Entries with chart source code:
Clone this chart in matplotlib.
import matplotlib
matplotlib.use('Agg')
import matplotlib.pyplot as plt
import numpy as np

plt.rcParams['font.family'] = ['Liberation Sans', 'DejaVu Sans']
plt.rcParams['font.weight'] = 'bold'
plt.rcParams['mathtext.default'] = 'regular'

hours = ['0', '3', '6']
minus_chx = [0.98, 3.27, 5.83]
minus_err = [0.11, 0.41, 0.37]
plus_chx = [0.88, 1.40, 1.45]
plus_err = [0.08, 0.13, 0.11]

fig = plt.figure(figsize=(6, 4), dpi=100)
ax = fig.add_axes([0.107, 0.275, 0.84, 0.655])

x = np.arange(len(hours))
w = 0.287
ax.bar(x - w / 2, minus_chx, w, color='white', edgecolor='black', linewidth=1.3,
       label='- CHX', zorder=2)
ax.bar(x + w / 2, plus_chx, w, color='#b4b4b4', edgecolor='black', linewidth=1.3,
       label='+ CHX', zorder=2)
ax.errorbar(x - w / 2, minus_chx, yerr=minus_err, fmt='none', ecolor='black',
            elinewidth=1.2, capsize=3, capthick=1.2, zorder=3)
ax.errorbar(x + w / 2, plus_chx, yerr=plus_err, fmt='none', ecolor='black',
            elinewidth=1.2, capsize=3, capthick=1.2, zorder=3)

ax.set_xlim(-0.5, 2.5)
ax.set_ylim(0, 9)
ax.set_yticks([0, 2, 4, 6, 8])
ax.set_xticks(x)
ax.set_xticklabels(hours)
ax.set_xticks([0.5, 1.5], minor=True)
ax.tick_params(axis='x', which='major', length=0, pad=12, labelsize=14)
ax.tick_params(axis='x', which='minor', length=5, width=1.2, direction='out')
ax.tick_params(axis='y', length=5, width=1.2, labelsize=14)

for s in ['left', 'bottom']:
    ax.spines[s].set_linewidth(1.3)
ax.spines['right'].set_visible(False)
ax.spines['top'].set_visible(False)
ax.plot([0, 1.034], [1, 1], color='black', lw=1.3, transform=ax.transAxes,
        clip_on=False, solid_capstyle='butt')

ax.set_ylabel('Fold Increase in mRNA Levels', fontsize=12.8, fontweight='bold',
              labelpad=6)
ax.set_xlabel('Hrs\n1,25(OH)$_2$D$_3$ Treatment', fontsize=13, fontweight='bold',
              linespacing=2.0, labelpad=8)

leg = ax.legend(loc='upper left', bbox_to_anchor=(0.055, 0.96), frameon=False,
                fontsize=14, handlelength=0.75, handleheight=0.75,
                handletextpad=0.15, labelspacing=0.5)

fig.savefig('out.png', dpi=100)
* * *
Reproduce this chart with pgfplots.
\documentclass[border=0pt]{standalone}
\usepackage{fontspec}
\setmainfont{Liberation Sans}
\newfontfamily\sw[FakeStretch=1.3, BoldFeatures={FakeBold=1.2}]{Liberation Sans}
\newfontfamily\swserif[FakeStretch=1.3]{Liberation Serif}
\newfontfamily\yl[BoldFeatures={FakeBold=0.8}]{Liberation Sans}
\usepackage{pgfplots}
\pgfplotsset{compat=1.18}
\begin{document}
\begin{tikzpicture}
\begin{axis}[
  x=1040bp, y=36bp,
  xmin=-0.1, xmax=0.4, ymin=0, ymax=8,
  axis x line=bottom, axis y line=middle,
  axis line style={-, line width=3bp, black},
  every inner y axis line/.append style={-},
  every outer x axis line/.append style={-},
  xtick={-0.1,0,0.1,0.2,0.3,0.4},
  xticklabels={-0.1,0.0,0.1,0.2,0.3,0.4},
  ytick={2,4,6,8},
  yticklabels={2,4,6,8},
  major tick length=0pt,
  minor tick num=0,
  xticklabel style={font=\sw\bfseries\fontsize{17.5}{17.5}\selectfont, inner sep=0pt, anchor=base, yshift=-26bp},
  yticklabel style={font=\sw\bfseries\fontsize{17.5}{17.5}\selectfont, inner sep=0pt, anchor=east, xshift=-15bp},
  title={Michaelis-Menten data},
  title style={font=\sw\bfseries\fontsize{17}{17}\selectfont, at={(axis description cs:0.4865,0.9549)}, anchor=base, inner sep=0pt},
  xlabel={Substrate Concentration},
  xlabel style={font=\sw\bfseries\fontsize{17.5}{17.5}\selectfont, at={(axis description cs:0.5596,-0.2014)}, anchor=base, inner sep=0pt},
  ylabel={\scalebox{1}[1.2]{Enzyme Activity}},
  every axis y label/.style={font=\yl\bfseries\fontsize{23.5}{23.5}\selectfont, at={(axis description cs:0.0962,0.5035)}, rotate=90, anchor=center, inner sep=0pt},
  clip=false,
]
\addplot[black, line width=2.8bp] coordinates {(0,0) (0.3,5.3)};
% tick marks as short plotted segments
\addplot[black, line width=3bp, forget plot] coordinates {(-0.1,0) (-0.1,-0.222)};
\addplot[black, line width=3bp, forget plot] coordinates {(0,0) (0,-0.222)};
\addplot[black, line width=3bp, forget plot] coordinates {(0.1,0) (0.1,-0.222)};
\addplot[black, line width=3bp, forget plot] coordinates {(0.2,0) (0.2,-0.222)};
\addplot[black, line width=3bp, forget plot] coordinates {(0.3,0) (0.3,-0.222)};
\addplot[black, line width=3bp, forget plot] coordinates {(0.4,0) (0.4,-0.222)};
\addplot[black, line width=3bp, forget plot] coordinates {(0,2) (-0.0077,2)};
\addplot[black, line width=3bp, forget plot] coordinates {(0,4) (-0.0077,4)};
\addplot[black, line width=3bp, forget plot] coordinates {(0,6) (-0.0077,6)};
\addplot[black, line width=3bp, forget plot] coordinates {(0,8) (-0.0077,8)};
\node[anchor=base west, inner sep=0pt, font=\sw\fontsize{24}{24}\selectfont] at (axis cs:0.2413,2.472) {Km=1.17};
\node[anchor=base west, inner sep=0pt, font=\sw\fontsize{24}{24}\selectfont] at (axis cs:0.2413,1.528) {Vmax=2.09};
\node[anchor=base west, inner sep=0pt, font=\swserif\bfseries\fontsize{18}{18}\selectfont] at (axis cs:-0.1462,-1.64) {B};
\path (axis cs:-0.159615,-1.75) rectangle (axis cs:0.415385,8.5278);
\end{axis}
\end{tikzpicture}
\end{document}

-- DIRECTIONS --
Say only how many lines in the records carry the word "this".

-- SOLUTION --
2